La matière première du plasticien est effectivement le support même de l'image ; les médias sont à la fois son sujet et son moyen d'expression. L'"oeuvre" emprunte sa substance au décor ambiant, et l'exposition remplit la fonction théâtrale de mise en abîme supplémentaire. Dans ce dispositif, mode et pornographie sont mises sur le même plan ; autrement dit : que l'image commerciale soit au service de la fascination ou de la masturbation, c'est toujours pour canaliser discrètement les pulsions sexuelles du spectateur, et assurer le maintien de l'ordre public.

Entre l'art et l'action

Certains s'activent à démonter la machine médiatique, pour alerter ceux qui prétendent la maîtriser. Mais peut-on encore parler d'art au sujet d'une pratique dénuée de toute virtuosité, et qui refuse de croire aux illusions ? Quelle est la portée réelle d'un geste qui fait semblant de s'attaquer aux idoles de la société, ou d'élever au rang de fétiche sexuel des images vidéo sorties de leur environnement habituel ? La provocation ne dure qu'un temps, avant l'oubli – ou le ridicule.
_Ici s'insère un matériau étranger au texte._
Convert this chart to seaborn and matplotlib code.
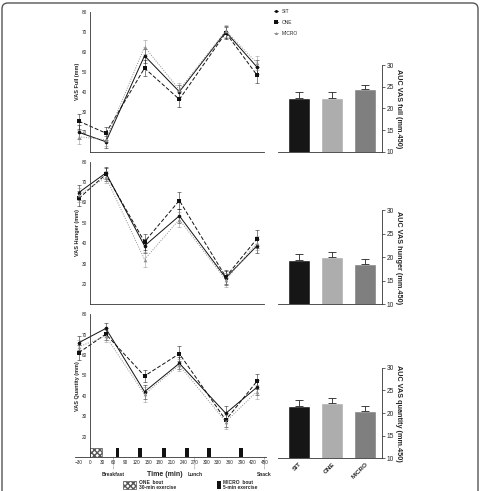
import numpy as np
import pandas as pd
import matplotlib
matplotlib.use("Agg")
import matplotlib.pyplot as plt
from matplotlib.patches import FancyBboxPatch
from matplotlib.lines import Line2D
import seaborn as sns

# time points (min) for the VAS measures
times = [-30, 40, 140, 230, 350, 430]
groups = ["SIT", "ONE", "MICRO"]

# VAS full (mm)
full_sit = [19.7, 15.0, 58.0, 40.0, 70.0, 52.5]
full_one = [25.3, 19.3, 51.8, 36.2, 69.5, 48.5]
full_micro = [17.5, 16.0, 62.5, 41.0, 70.5, 54.5]
full_sit_err = [3.5, 3.0, 3.5, 3.5, 3.0, 3.5]
full_one_err = [3.8, 3.2, 4.0, 4.0, 3.0, 4.0]
full_micro_err = [3.5, 3.0, 3.5, 3.5, 3.0, 3.5]

# VAS hunger (mm)
hunger_sit = [64.8, 74.4, 38.7, 53.4, 23.0, 38.6]
hunger_one = [61.9, 73.7, 40.7, 60.9, 23.5, 42.0]
hunger_micro = [63.5, 72.4, 32.0, 51.6, 22.0, 40.0]
hunger_sit_err = [3.5, 3.0, 3.5, 3.5, 3.5, 3.5]
hunger_one_err = [3.8, 3.0, 4.0, 4.0, 3.5, 4.5]
hunger_micro_err = [3.5, 3.0, 3.5, 3.5, 3.5, 3.5]

# VAS quantity (mm)
quant_sit = [66.0, 73.0, 42.0, 55.9, 31.4, 44.1]
quant_one = [61.1, 70.2, 49.7, 60.6, 28.1, 47.0]
quant_micro = [64.0, 69.2, 40.7, 55.0, 27.3, 42.0]
quant_sit_err = [3.5, 2.5, 3.5, 3.0, 3.5, 3.5]
quant_one_err = [3.8, 2.8, 3.0, 3.8, 3.5, 3.8]
quant_micro_err = [3.5, 2.8, 3.5, 3.0, 3.5, 3.5]

# AUC (mm.450) bars
auc_full = [22.5, 22.5, 24.4]
auc_full_err = [1.2, 1.2, 1.0]
auc_hunger = [19.5, 20.0, 18.6]
auc_hunger_err = [1.2, 1.1, 1.0]
auc_quant = [21.5, 22.2, 20.4]
auc_quant_err = [1.3, 1.2, 1.1]

# exercise schedule (min)
one_bout = [0]
one_bout_len = 30
micro_bouts = [65, 124, 185, 244, 302, 384]
micro_bout_len = 10
meals = {"Breakfast": 60, "Lunch": 270, "Snack": 450}

line_colors = {"SIT": "#111111", "ONE": "#111111", "MICRO": "#8f8f8f"}
bar_colors = ["#161616", "#adadad", "#7f7f7f"]
markers = {"SIT": "o", "ONE": "s", "MICRO": "^"}
dashes = {"SIT": "", "ONE": (4, 2), "MICRO": (1, 1.5)}

sns.set_style("white")
plt.rcParams["font.family"] = ["Liberation Sans", "DejaVu Sans"]

fig = plt.figure(figsize=(4.8, 4.91), dpi=100)


def line_panel(rect, series, errs, ylabel, bottom_axis):
    ax = fig.add_axes(rect)
    df = pd.DataFrame({
        "time": times * 3,
        "value": series[0] + series[1] + series[2],
        "group": ["SIT"] * 6 + ["ONE"] * 6 + ["MICRO"] * 6,
    })
    for g, v, e in zip(groups, series, errs):
        ax.errorbar(times, v, yerr=e, fmt="none", ecolor=line_colors[g],
                    elinewidth=0.45, capsize=1.2, capthick=0.45, alpha=0.8)
    sns.lineplot(data=df, x="time", y="value", hue="group", style="group",
                 palette=line_colors, markers=markers, dashes=dashes,
                 markersize=2.6, linewidth=0.7, markeredgewidth=0,
                 errorbar=None, legend=False, ax=ax)
    ax.set_xlim(-40, 455)
    ax.set_ylim(10, 80)
    ax.set_yticks(range(20, 81, 10))
    ax.spines["top"].set_visible(False)
    ax.spines["right"].set_visible(False)
    ax.spines["left"].set_position(("data", 0))
    ax.spines["left"].set_bounds(10, 80)
    for s in ["left", "bottom"]:
        ax.spines[s].set_linewidth(0.6)
        ax.spines[s].set_color("#333333")
    ax.tick_params(axis="y", length=1.5, width=0.5, labelsize=3.4, pad=1)
    ax.set_ylabel(ylabel, fontsize=4, fontweight="bold", labelpad=1)
    if bottom_axis:
        ax.set_xticks(range(-30, 451, 30))
        ax.tick_params(axis="x", length=1.5, width=0.5, labelsize=3.3, pad=1)
        ax.set_xlabel("Time (min)", fontsize=5, fontweight="bold", labelpad=1)
        ax.xaxis.set_label_coords(0.471, -0.1)
    else:
        ax.spines["bottom"].set_bounds(0, 450)
        ax.set_xticks([])
        ax.set_xlabel("")
    return ax


def bar_panel(rect, vals, errs, ylabel, show_names):
    ax = fig.add_axes(rect)
    df = pd.DataFrame({"group": groups, "auc": vals})
    sns.barplot(data=df, x="group", y="auc", hue="group", palette=bar_colors,
                width=0.67, errorbar=None, legend=False, ax=ax, bottom=0)
    ax.errorbar(range(3), vals, yerr=[[0, 0, 0], errs], fmt="none",
                ecolor="#222222", elinewidth=0.6, capsize=3, capthick=0.6)
    ax.set_xlim(-0.64, 2.49)
    ax.set_ylim(10, 30)
    ax.set_yticks(range(10, 31, 5))
    ax.yaxis.tick_right()
    ax.yaxis.set_label_position("right")
    ax.spines["top"].set_visible(False)
    ax.spines["left"].set_visible(False)
    for s in ["right", "bottom"]:
        ax.spines[s].set_linewidth(0.6)
        ax.spines[s].set_color("#333333")
    ax.tick_params(axis="y", length=2, width=0.5, labelsize=4.8, pad=1.5,
                   right=True)
    ax.set_ylabel(ylabel, fontsize=5.2, fontweight="bold", rotation=270,
                  labelpad=6)
    ax.set_xlabel("")
    if show_names:
        ax.set_xticks(range(3))
        ax.set_xticklabels(groups, rotation=45, ha="right", fontsize=4.6,
                           fontweight="bold", rotation_mode="anchor")
        ax.tick_params(axis="x", length=0, pad=2)
    else:
        ax.set_xticks([])
    return ax


ax1 = line_panel([0.156, 0.691, 0.399, 0.285],
                 [full_sit, full_one, full_micro],
                 [full_sit_err, full_one_err, full_micro_err],
                 "VAS Full (mm)", False)
ax2 = line_panel([0.156, 0.380, 0.399, 0.291],
                 [hunger_sit, hunger_one, hunger_micro],
                 [hunger_sit_err, hunger_one_err, hunger_micro_err],
                 "VAS Hunger (mm)", False)
ax3 = line_panel([0.156, 0.0692, 0.399, 0.291],
                 [quant_sit, quant_one, quant_micro],
                 [quant_sit_err, quant_one_err, quant_micro_err],
                 "VAS Quantity (mm)", True)

# exercise bouts on the bottom panel
ax3.bar(one_bout, [4.5], width=one_bout_len, bottom=10, align="edge",
        facecolor="white", edgecolor="#555555", hatch="xxxxxx", linewidth=0.5)
ax3.bar(micro_bouts, [4.5] * len(micro_bouts), width=micro_bout_len, bottom=10,
        align="edge", color="#111111", linewidth=0)

for name, t in meals.items():
    ax3.annotate(name, xy=(t, 0), xycoords=("data", "axes fraction"),
                 xytext=(0, -11), textcoords="offset points", ha="center",
                 va="top", fontsize=3.6, fontweight="bold",
                 arrowprops=dict(arrowstyle="-", linestyle=":", lw=0.4,
                                 color="#555555", shrinkA=0, shrinkB=0))

bar_panel([0.579, 0.691, 0.216, 0.1766], auc_full, auc_full_err,
          "AUC VAS full (mm.450)", False)
bar_panel([0.579, 0.380, 0.216, 0.192], auc_hunger, auc_hunger_err,
          "AUC VAS hunger (mm.450)", False)
bar_panel([0.579, 0.0666, 0.216, 0.1845], auc_quant, auc_quant_err,
          "AUC VAS quantity (mm.450)", True)

# legend for groups
handles = [Line2D([], [], color=line_colors[g], marker=markers[g],
                  markersize=2.2, lw=0.6, markeredgewidth=0) for g in groups]
fig.legend(handles, groups, loc="upper left",
           bbox_to_anchor=(272 / 480, 1 - 7 / 491), fontsize=3.5,
           frameon=False, handlelength=0.8, handletextpad=0.8,
           labelspacing=1.2, borderaxespad=0)

# legend for exercise bouts
fig.patches.append(plt.Rectangle((123 / 480, 1 - 489 / 491), 13 / 480, 8 / 491,
                                 transform=fig.transFigure, facecolor="white",
                                 edgecolor="#555555", hatch="xxxxxx", lw=0.5))
fig.text(139 / 480, 1 - 485 / 491, "ONE  bout\n30-min exercise", fontsize=3.5,
         fontweight="bold", va="center", linespacing=1.1)
fig.patches.append(plt.Rectangle((217 / 480, 1 - 489 / 491), 4 / 480, 8 / 491,
                                 transform=fig.transFigure, facecolor="#111111",
                                 lw=0))
fig.text(223 / 480, 1 - 485 / 491, "MICRO  bout\n5-min exercise", fontsize=3.5,
         fontweight="bold", va="center", linespacing=1.1)

# outer frame
fig.patches.append(FancyBboxPatch((2 / 480, -0.05), 476 / 480, 1.05 - 3 / 491,
                                  boxstyle="round,pad=0,rounding_size=0.012",
                                  transform=fig.transFigure, fill=False,
                                  edgecolor="#555555", lw=1.0))

fig.savefig("out.png", dpi=100)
On sent la difficulté d'une position dépassée par la "mort de l'art" (décrétée par les situationnistes) et qui s'agite encore avec les soubresauts du cadavre. Le tombeau de l'activiste est la mise en boîte dans une galerie, même s'il fait des trous dans les murs avec son Robogun.

Les combats véritables se jouent plutôt à l'extérieur, dans l'action politique ou par l'expression dans la rue (Philippe Meste s'est déjà illustré dans ce domaine). Ou alors, de l'intérieur, avec les moyens de l'art : par la production d'un objet singulier qui, à lui seul, fait contrepoids au cynisme et à la misère de l'imagination. Mais il est peut-être plus risqué de revendiquer une valeur esthétique aujourd'hui… que de tirer au lance-roquettes sur les biens de consommation.